- Title: Memento
- Director: Christopher Nolan
- Date: 2000
- Studio: Newmarket Capital Group, Summit Entertainment, Columbia-Tristar (distributor)
- Genre: Suspense
- Cast: Guy Pearce, Carrie-Anne Moss, Joe Pantoliano, Callum Keith Rennie
- Format: Color, Widescreen
- DVD Format: R1, NTSC
“That must suck. It’s all backwards. I mean, like, maybe you’ve got an idea about what you want to do next, but you can’t remember what you just did.” – Hotel Clerk
“I’m disciplined and organized. I use habit and routine to make my life possible.” – Leonard
Memento is a remarkable movie, because it uses a structure that I don’t think any other film has used. The film is told backwards. It’s also unusual in that there are two films in one. The main story, in color, has each scene taking place immediately before the scene that precedes it. The backing story, in black and white, does move forward in time and is almost a commentary on the other scenes. It also serves to orient the viewer some in any areas that might be really confusing.

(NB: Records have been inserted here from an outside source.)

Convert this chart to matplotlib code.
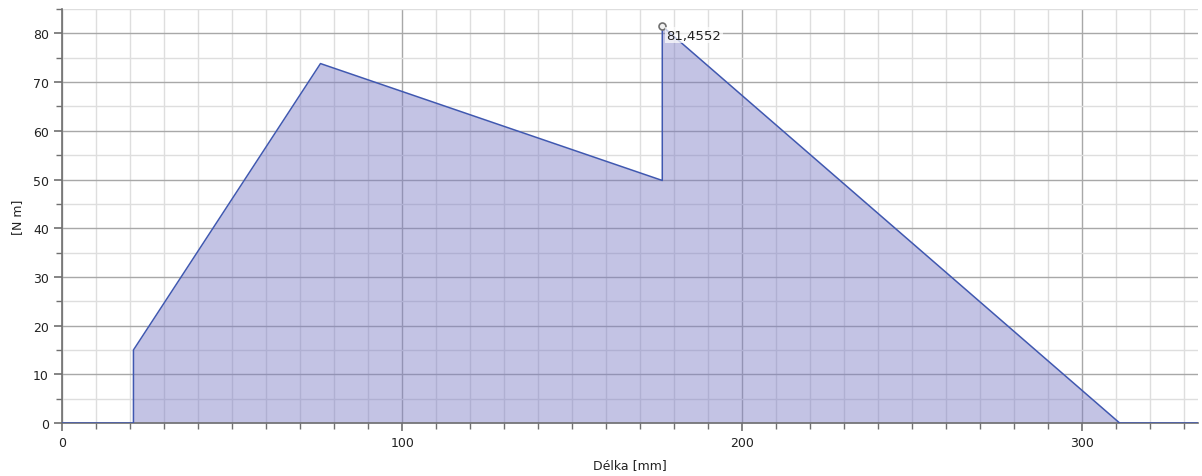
import matplotlib
matplotlib.use("Agg")
import matplotlib.pyplot as plt
from matplotlib.ticker import MultipleLocator

# Bending moment along the shaft
length_mm = [0, 21, 21, 76, 176.5, 176.5, 311, 334]
moment_nm = [0, 0, 15, 73.8, 49.8, 81.4552, 0, 0]
peak_x = 176.5
peak_value = 81.4552
peak_label = "81,4552"

fig = plt.figure(figsize=(12.02, 4.77), dpi=100)
ax = fig.add_axes([0.0516, 0.111, 0.945, 0.868])

line_color = "#4058b0"
fill_color = "#7a7ac4"

ax.fill_between(length_mm, moment_nm, 0, color=fill_color, alpha=0.45, lw=0, zorder=2)
ax.plot(length_mm, moment_nm, color=line_color, lw=1.1, zorder=3)
ax.plot([peak_x], [peak_value], marker="o", ms=5, mfc="#f2f2f2", mec="#707070", mew=1.2, zorder=4)
ax.annotate(peak_label, (peak_x, peak_value), xytext=(3, -9), textcoords="offset points",
            fontsize=9.5, color="#222222", zorder=5,
            bbox=dict(boxstyle="square,pad=0.1", fc="white", ec="none", alpha=0.7))

ax.set_xlim(0, 334)
ax.set_ylim(0, 85)
ax.xaxis.set_major_locator(MultipleLocator(100))
ax.xaxis.set_minor_locator(MultipleLocator(10))
ax.yaxis.set_major_locator(MultipleLocator(10))
ax.yaxis.set_minor_locator(MultipleLocator(5))

ax.grid(which="major", color="#a8a8a8", lw=1.0, zorder=0)
ax.grid(which="minor", color="#dedede", lw=1.0, zorder=0)
ax.set_axisbelow(True)

for side in ("top", "right"):
    ax.spines[side].set_visible(False)
for side in ("left", "bottom"):
    ax.spines[side].set_color("#707070")
    ax.spines[side].set_linewidth(1.2)

ax.tick_params(which="both", direction="out", color="#707070", labelsize=9, labelcolor="#222222")
ax.tick_params(which="major", length=6, width=1.2)
ax.tick_params(which="minor", length=4, width=1.0)

ax.set_xlabel("Délka [mm]", fontsize=9, color="#222222", labelpad=6)
ax.set_ylabel("[N m]", fontsize=9, color="#222222", labelpad=6)

fig.savefig("out.png", dpi=100, facecolor="white")
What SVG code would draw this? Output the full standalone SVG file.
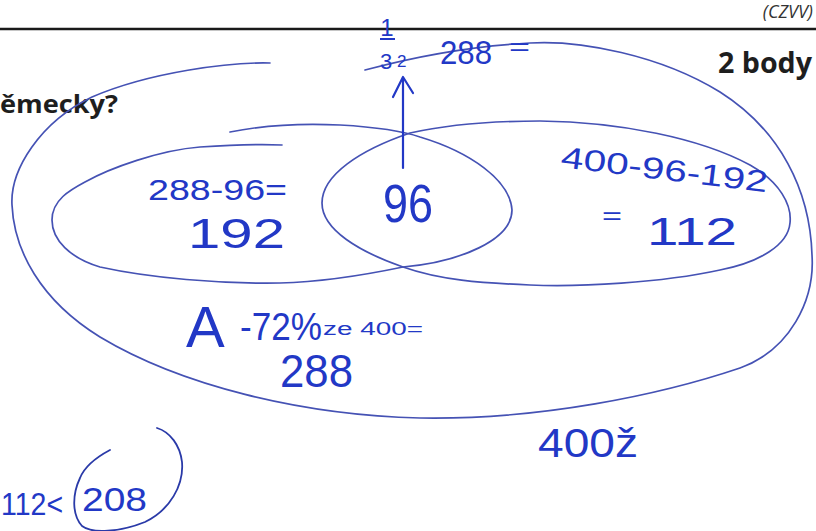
<svg xmlns="http://www.w3.org/2000/svg" width="816" height="531" viewBox="0 0 816 531">
<defs>
<style>
.set{fill:none;stroke:#4552b4;stroke-width:1.7;stroke-linecap:round;stroke-linejoin:round}
.hw{fill:#2238c6;font-family:"Liberation Sans","DejaVu Sans",sans-serif}
.pr{fill:#1e1e1e;font-family:"Open Sans","Liberation Sans",sans-serif;font-weight:bold}
.pen{fill:none;stroke:#2238c6;stroke-width:2.2;stroke-linecap:round;stroke-linejoin:round}
</style>
</defs>
<rect width="816" height="531" fill="#ffffff"/>
<g id="header">
<text x="813" y="18" text-anchor="end" font-family="Open Sans, Liberation Sans, sans-serif" font-style="italic" font-size="18" fill="#333">(CZVV)</text>
<line x1="0" y1="29" x2="816" y2="29" stroke="#1a1a1a" stroke-width="2.5"/>
<text class="pr" x="718" y="73" font-size="28" textLength="94" lengthAdjust="spacingAndGlyphs">2 body</text>
<text class="pr" x="0" y="113" font-size="25" textLength="118" lengthAdjust="spacingAndGlyphs">ěmecky?</text>
</g>
<g id="outer-set">
<path class="set" d="M270,63 C230,62 150,72 92,97 C40,122 10,170 12,205 C14,250 40,300 100,337 C180,385 300,415 420,418 C540,420 660,395 740,368 C790,350 815,300 812,255 C810,190 780,130 720,92 C660,55 580,40 530,43 C470,46 410,58 365,70"/>
<text class="hw" x="538" y="457" font-size="40" textLength="100" lengthAdjust="spacingAndGlyphs">400ž</text>
</g>
<g id="set-left">
<path class="set" d="M230,132 C260,126 300,123 340,125 C375,127 400,130 420,137 C470,152 510,180 512,210 C512,240 460,262 403,267 C360,276 320,282 280,283 C220,284 150,278 100,267 C70,258 52,240 52,220 C52,200 70,190 85,182 C110,168 160,150 200,147 C230,145 260,144 282,145"/>
<text class="hw" x="148" y="200" font-size="30" textLength="139" lengthAdjust="spacingAndGlyphs">288-96=</text>
<text class="hw" x="188" y="248" font-size="42" textLength="97" lengthAdjust="spacingAndGlyphs">192</text>
</g>
<g id="set-right">
<path class="set" d="M410,133 C450,124 500,121 540,121 C620,122 700,138 750,165 C780,182 792,205 790,223 C788,245 760,262 720,270 C660,283 580,287 530,285 C480,283 440,280 403,267 C360,252 322,230 322,203 C322,175 360,150 410,133 Z"/>
<text class="hw" transform="translate(560,167) rotate(7)" font-size="30" textLength="208" lengthAdjust="spacingAndGlyphs">400-96-192</text>
<text class="hw" x="602" y="224" font-size="24" textLength="20" lengthAdjust="spacingAndGlyphs">=</text>
<text class="hw" x="647" y="245" font-size="38" textLength="90" lengthAdjust="spacingAndGlyphs">112</text>
</g>
<g id="intersection">
<text class="hw" x="383" y="222" font-size="54" textLength="50" lengthAdjust="spacingAndGlyphs">96</text>
</g>
<g id="result-top">
<text class="hw" x="387" y="36" font-size="24" text-anchor="middle">1</text>
<line x1="380" y1="39" x2="395" y2="39" stroke="#2238c6" stroke-width="2"/>
<text class="hw" x="386" y="69" font-size="22" text-anchor="middle">3</text>
<text class="hw" x="397" y="67" font-size="17">2</text>
<text class="hw" x="440" y="64" font-size="34" textLength="52" lengthAdjust="spacingAndGlyphs">288</text>
<text class="hw" x="509" y="55" font-size="24" textLength="21" lengthAdjust="spacingAndGlyphs">=</text>
</g>
<g id="note-a">
<text class="hw" x="186" y="347" font-size="58">A</text>
<text class="hw" x="240" y="340" font-size="38" textLength="82" lengthAdjust="spacingAndGlyphs">-72%</text>
<text class="hw" x="323" y="335" font-size="18" textLength="100" lengthAdjust="spacingAndGlyphs">ze 400=</text>
<text class="hw" x="280" y="387" font-size="46" textLength="73" lengthAdjust="spacingAndGlyphs">288</text>
</g>
<g id="note-bottom">
<text class="hw" x="1" y="515" font-size="32" textLength="62" lengthAdjust="spacingAndGlyphs">112&lt;</text>
<text class="hw" x="82" y="511" font-size="34" textLength="65" lengthAdjust="spacingAndGlyphs">208</text>
<path fill="none" stroke="#2a3aa8" stroke-width="1.8" stroke-linecap="round" d="M110,450 C95,458 84,468 80,478 C72,495 72,515 82,526 C92,534 120,532 145,522 C170,510 184,485 182,462 C180,445 170,432 157,428"/>
</g>
<g id="connectors">
<path class="pen" d="M403,168 L403,78"/>
<path class="pen" d="M393,97 L403,77 L413,93"/>
</g>
</svg>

The first time I saw Memento, I knew going in that the film would be told backwards – it is what it’s famous for. And even though the film is a little confusing at first, one quickly becomes used to the idea – and it really isn’t as confusing as you might think. The structure forces the viewer to pay close attention to what is happening in the film. The structure also really, really puts an emphasis on editing. And as you watch the film, you end up mentally re-ordering the scenes to put them in context.
However, the structure also emphasizes the character and his point of view. The main character, Leonard (Guy Pearce), is suffering from retrograde amnesia. That is, due to a trauma (we’re told) he can remember his life before the trauma, but he can’t make new memories. Leonard’s life exists in the brief span of a scene, the minute he loses focus, or falls asleep, he forgets everything that’s happened to him. The highly unusual structure, of telling the story backwards, emphasizes this – if you haven’t seen the movie before, you don’t know what happened before either. Therefore when Leonard finds himself chasing a guy – or as he quickly realizes – being chased by a guy with a gun, the audience also has no idea why.
Upon viewing the film a second time, the structure still works. Because the film is told in reverse order, it’s hard to remember individual scenes – so one is, for example, still confused as to why Leonard’s being chased. I was surprised when I watched the film a second time, that the structure still worked and the film isn’t a one hit wonder. I knew the big secret from the end of the film, of course, which I’m not going to reveal in this review. Memento still works as a film even on a second viewing.
Memento is also a film that has a timeless look to it. It’s a story told in cheap hotels, dive bars, and abandoned buildings. Even the one home we see (Natalie’s), although nice, is incredibly nondescript. The anonymous places accentuate Leonard’s situation.
However, Memento is, at it’s center a disturbing film – not because of it’s unique structure, which the viewer quickly gets used to, but because of the Big Secret at the end of the film, The end, which is really the beginning when you think about it. I don’t want to spoil that for movie viewers who haven’t seen it, but once you know, it changes how you view the film. And probably not in the way you think.
Recommendation: See it! I would especially recommend this movie to film students.